§ TASK INPUTS
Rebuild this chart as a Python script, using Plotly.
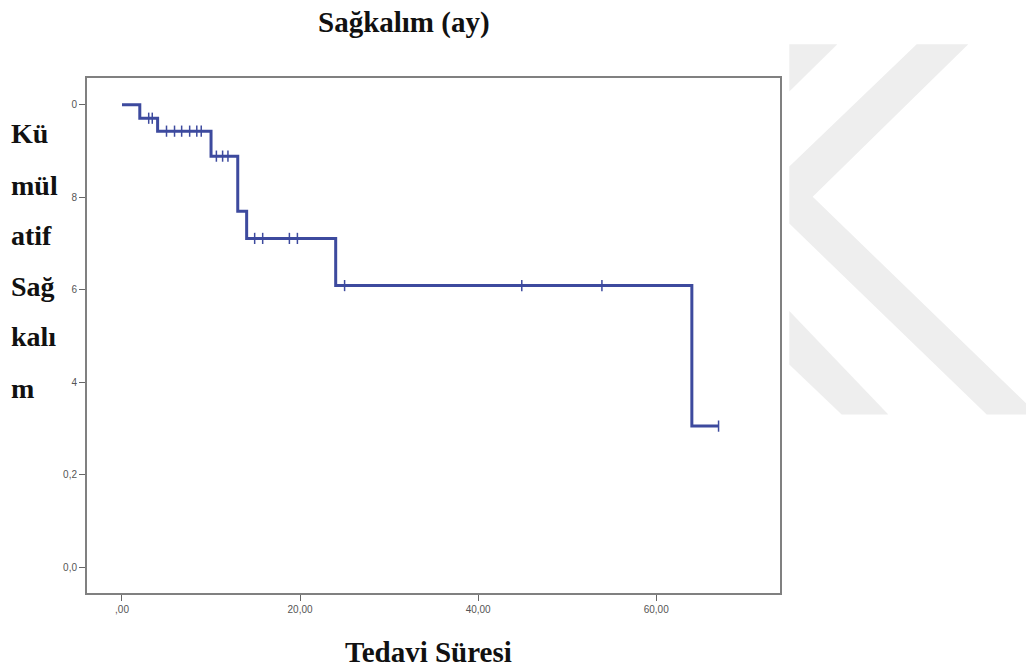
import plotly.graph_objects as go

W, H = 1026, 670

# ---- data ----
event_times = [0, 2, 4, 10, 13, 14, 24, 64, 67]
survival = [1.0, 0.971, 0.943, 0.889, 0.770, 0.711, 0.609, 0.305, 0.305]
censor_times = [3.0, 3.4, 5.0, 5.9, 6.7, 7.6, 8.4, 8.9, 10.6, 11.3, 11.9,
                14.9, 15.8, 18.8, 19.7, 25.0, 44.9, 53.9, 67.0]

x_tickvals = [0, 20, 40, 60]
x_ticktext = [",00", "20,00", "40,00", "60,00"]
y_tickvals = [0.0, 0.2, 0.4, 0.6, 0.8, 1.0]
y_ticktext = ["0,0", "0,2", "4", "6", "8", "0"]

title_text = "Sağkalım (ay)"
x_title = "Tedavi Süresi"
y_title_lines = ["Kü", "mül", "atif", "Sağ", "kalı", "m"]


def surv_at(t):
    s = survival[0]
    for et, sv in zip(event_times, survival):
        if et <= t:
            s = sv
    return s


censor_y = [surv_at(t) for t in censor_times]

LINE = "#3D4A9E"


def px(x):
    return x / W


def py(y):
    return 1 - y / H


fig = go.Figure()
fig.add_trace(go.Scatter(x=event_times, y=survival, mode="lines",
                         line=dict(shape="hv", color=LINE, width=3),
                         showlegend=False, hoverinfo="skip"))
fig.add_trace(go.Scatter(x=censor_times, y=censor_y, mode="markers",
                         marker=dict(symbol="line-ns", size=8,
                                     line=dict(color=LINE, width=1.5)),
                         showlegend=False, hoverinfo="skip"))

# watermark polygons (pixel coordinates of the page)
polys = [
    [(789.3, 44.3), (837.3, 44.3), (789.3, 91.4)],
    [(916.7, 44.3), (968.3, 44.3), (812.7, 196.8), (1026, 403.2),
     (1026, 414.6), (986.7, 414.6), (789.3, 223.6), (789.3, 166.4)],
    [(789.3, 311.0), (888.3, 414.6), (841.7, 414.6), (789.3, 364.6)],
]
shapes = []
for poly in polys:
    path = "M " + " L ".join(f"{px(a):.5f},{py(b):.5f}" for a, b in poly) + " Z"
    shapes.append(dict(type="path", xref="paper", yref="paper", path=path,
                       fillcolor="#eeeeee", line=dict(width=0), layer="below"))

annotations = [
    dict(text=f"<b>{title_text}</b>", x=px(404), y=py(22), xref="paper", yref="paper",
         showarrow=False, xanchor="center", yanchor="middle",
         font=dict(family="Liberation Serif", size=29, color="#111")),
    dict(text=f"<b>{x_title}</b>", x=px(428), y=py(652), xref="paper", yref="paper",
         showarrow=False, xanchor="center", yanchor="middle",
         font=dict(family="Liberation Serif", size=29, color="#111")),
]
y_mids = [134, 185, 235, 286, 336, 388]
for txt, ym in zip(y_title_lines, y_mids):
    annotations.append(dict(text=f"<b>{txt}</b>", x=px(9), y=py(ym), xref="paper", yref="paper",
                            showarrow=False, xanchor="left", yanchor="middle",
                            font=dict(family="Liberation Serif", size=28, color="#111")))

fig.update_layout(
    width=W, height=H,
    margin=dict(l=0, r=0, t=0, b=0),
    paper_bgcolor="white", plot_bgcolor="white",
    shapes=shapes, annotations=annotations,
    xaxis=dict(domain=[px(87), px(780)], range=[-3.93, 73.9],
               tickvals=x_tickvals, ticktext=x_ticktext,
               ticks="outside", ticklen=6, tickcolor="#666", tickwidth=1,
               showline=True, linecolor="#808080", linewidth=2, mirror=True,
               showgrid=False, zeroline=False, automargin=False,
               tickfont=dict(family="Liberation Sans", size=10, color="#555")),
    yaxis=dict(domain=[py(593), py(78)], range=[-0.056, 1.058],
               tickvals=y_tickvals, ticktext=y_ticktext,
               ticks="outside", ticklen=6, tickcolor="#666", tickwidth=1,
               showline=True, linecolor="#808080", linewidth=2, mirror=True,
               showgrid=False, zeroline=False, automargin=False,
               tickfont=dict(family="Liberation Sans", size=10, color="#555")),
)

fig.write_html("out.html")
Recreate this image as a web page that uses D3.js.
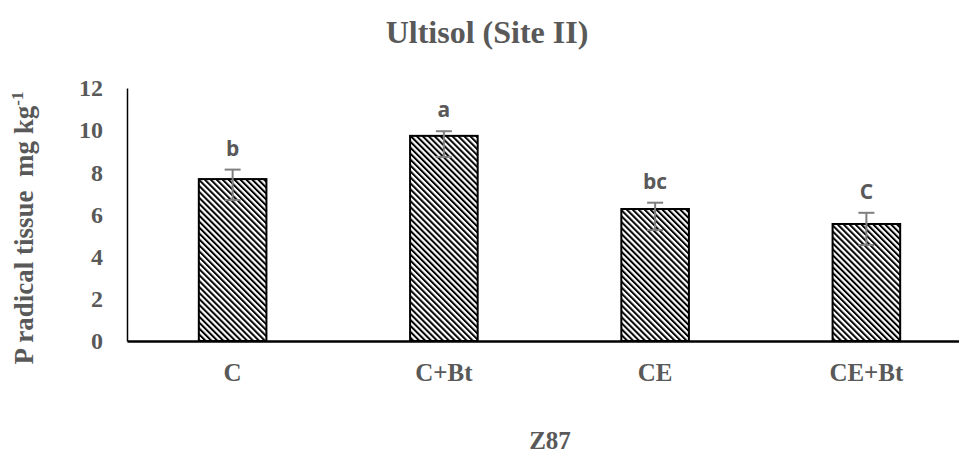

§ REQUIRED WORK
Without the pictures, copy the material exactly as given.

§ WORKED SOLUTION
Rebuild this chart as a Python script, using Plotly.
import plotly.graph_objects as go

W, H = 1026, 670

# ---- data ----
event_times = [0, 2, 4, 10, 13, 14, 24, 64, 67]
survival = [1.0, 0.971, 0.943, 0.889, 0.770, 0.711, 0.609, 0.305, 0.305]
censor_times = [3.0, 3.4, 5.0, 5.9, 6.7, 7.6, 8.4, 8.9, 10.6, 11.3, 11.9,
                14.9, 15.8, 18.8, 19.7, 25.0, 44.9, 53.9, 67.0]

x_tickvals = [0, 20, 40, 60]
x_ticktext = [",00", "20,00", "40,00", "60,00"]
y_tickvals = [0.0, 0.2, 0.4, 0.6, 0.8, 1.0]
y_ticktext = ["0,0", "0,2", "4", "6", "8", "0"]

title_text = "Sağkalım (ay)"
x_title = "Tedavi Süresi"
y_title_lines = ["Kü", "mül", "atif", "Sağ", "kalı", "m"]


def surv_at(t):
    s = survival[0]
    for et, sv in zip(event_times, survival):
        if et <= t:
            s = sv
    return s


censor_y = [surv_at(t) for t in censor_times]

LINE = "#3D4A9E"


def px(x):
    return x / W


def py(y):
    return 1 - y / H


fig = go.Figure()
fig.add_trace(go.Scatter(x=event_times, y=survival, mode="lines",
                         line=dict(shape="hv", color=LINE, width=3),
                         showlegend=False, hoverinfo="skip"))
fig.add_trace(go.Scatter(x=censor_times, y=censor_y, mode="markers",
                         marker=dict(symbol="line-ns", size=8,
                                     line=dict(color=LINE, width=1.5)),
                         showlegend=False, hoverinfo="skip"))

# watermark polygons (pixel coordinates of the page)
polys = [
    [(789.3, 44.3), (837.3, 44.3), (789.3, 91.4)],
    [(916.7, 44.3), (968.3, 44.3), (812.7, 196.8), (1026, 403.2),
     (1026, 414.6), (986.7, 414.6), (789.3, 223.6), (789.3, 166.4)],
    [(789.3, 311.0), (888.3, 414.6), (841.7, 414.6), (789.3, 364.6)],
]
shapes = []
for poly in polys:
    path = "M " + " L ".join(f"{px(a):.5f},{py(b):.5f}" for a, b in poly) + " Z"
    shapes.append(dict(type="path", xref="paper", yref="paper", path=path,
                       fillcolor="#eeeeee", line=dict(width=0), layer="below"))

annotations = [
    dict(text=f"<b>{title_text}</b>", x=px(404), y=py(22), xref="paper", yref="paper",
         showarrow=False, xanchor="center", yanchor="middle",
         font=dict(family="Liberation Serif", size=29, color="#111")),
    dict(text=f"<b>{x_title}</b>", x=px(428), y=py(652), xref="paper", yref="paper",
         showarrow=False, xanchor="center", yanchor="middle",
         font=dict(family="Liberation Serif", size=29, color="#111")),
]
y_mids = [134, 185, 235, 286, 336, 388]
for txt, ym in zip(y_title_lines, y_mids):
    annotations.append(dict(text=f"<b>{txt}</b>", x=px(9), y=py(ym), xref="paper", yref="paper",
                            showarrow=False, xanchor="left", yanchor="middle",
                            font=dict(family="Liberation Serif", size=28, color="#111")))

fig.update_layout(
    width=W, height=H,
    margin=dict(l=0, r=0, t=0, b=0),
    paper_bgcolor="white", plot_bgcolor="white",
    shapes=shapes, annotations=annotations,
    xaxis=dict(domain=[px(87), px(780)], range=[-3.93, 73.9],
               tickvals=x_tickvals, ticktext=x_ticktext,
               ticks="outside", ticklen=6, tickcolor="#666", tickwidth=1,
               showline=True, linecolor="#808080", linewidth=2, mirror=True,
               showgrid=False, zeroline=False, automargin=False,
               tickfont=dict(family="Liberation Sans", size=10, color="#555")),
    yaxis=dict(domain=[py(593), py(78)], range=[-0.056, 1.058],
               tickvals=y_tickvals, ticktext=y_ticktext,
               ticks="outside", ticklen=6, tickcolor="#666", tickwidth=1,
               showline=True, linecolor="#808080", linewidth=2, mirror=True,
               showgrid=False, zeroline=False, automargin=False,
               tickfont=dict(family="Liberation Sans", size=10, color="#555")),
)

fig.write_html("out.html")
Recreate this image as a web page that uses D3.js.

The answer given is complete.